Leitsatz

Erwirbt eine Person gleichzeitig sämtliche Anteile an einer Personengesellschaft, ist der Vorgang als Anschaffung der Wirtschaftsgüter des Gesellschaftsvermögens zu beurteilen.

 

Normenkette

§ 3 Satz 2 Nr. 2 Buchst. a, § 4 Abs. 1 FördG, § 255 Abs. 1 HGB, § 705 BGB

 

Sachverhalt

Die klagende KG beanspruchte Sonderabschreibungen nach § 4 FördG für ein bebautes Grundstück. Dieses Grundstück hatte zu einem großen Bestand an Grundstücken gehört, die aufgrund des Einigungsvertrags Eigentum eines Bundeslands geworden waren. Das Land hatte die Grundstücke über eine landeseigene GmbH meistbietend vermarktet. Das hier streitige Grundstück fiel zusammen mit zahlreichen anderen Grundstücken an einen Bieter, der die Grundstücke sogleich weiter vermarktete. Zu diesem Zweck hatte er für jedes Grundstück eine eigene GbR gegründet. Dadurch war es möglich, die Vermarktung des Grundstücks nicht nur durch Verkauf des Grundstücks, sondern auch durch Verkauf der GbR-Anteile durchzuführen. Letzteres Verfahren hatte den Vorteil, dass bestimmte Genehmigungen nicht eingeholt werden mussten.

So wurde auch im Fall des Grundstückserwerbs durch die Klägerin vorgegangen: Die Klägerin trat in die Rechte und Pflichten aus dem Kaufvertrag mit der landeseigenen GmbH ein und erwarb alle Anteile an der GbR. Nutzungen und Lasten des Grundstücks gingen am 31.12.1993 auf die Klägerin über.

Die Klägerin behandelte den Grundstückskaufpreis und den Kaufpreis für den Erwerb der GbR-Anteile als Anschaffungskosten des Grundstücks und nahm für den auf das Gebäude entfallenden Teil der Kosten im Jahr 1993 Sonderabschreibungen nach § 4 FördG i.H.v. 50 % vor.

FA und FG erkannten die Sonderabschreibungen nicht an, soweit sie sich aus der Anschaffung der GbR-Anteile ergaben. Denn Anteile an Personengesellschaften seien nicht nach dem FördG begünstigt.

 

Entscheidung

Der BFH gab der Revision der Klägerin in der Sache statt. Auch der für die GbR-Anteile gezahlte Preis gehöre zu den Anschaffungskosten des Grundstücks, denn die Anteile seien mit der Übertragung auf die Klägerin untergegangen.
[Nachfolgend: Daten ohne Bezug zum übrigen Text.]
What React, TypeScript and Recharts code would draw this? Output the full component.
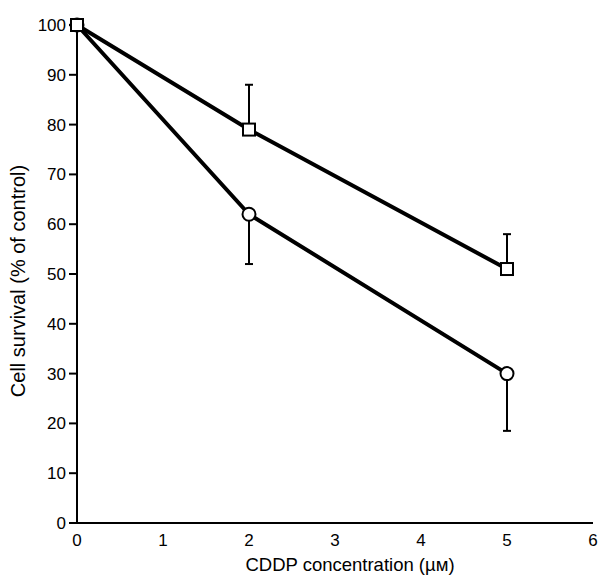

Wegen noch nachzuholender Feststellungen zur Höhe und Verteilung des Gewinns verwies der BFH das Verfahren an das FG zurück.

 

Hinweis

1. Eine Personengesellschaft kann eine Beteiligung an einer anderen Personengesellschaft halten (sog. doppelstöckige Personengesellschaft). In ihrer Handelsbilanz wird die Obergesellschaft die Beteiligung an der Untergesellschaft als Vermögensgegenstand ausweisen. In ihrer Steuerbilanz muss die Obergesellschaft hingegen anders verfahren, denn die Beteiligung an einer Personengesellschaft ist kein Wirtschaftsgut. Vielmehr betrachtet das Steuerrecht die Personengesellschaft nach noch h.M. hinsichtlich der Vermögenszuordnung als voll transparent, so dass der Beteiligte anstelle der Beteiligung nur seine Anteile an den Wirtschaftsgütern der Untergesellschaft zu bilanzieren hat. Anschaffungskosten der Beteiligung werden dadurch in der Steuerbilanz zu Anschaffungskosten für die Wirtschaftsgüter der Untergesellschaft.

2. Im Besprechungsfall ergab sich die Besonderheit, dass die Obergesellschaft alle Anteile an der Untergesellschaft in der Rechtsform einer GbR erworben hatte. Im Unterschied zur Beteiligung an einer Kapitalgesellschaft kann der Gesellschafter einer Personengesellschaft nur einen Anteil an der Gesellschaft halten. Erwirbt er von den bisherigen Gesellschaftern sämtliche Anteile, geht die Personengesellschaft wegen Vereinigung aller Anteile in einer Person unter. In einem solchen Fall kann auch handelsrechtlich keine Beteiligung mehr bilanziert werden. Vielmehr sind die Anschaffungskosten der Gesellschaftsanteile zugleich Anschaffungskosten der Vermögensgegenstände und Schulden der untergegangenen Gesellschaft. Handels- und Steuerbilanz unterscheiden sich dann nicht mehr.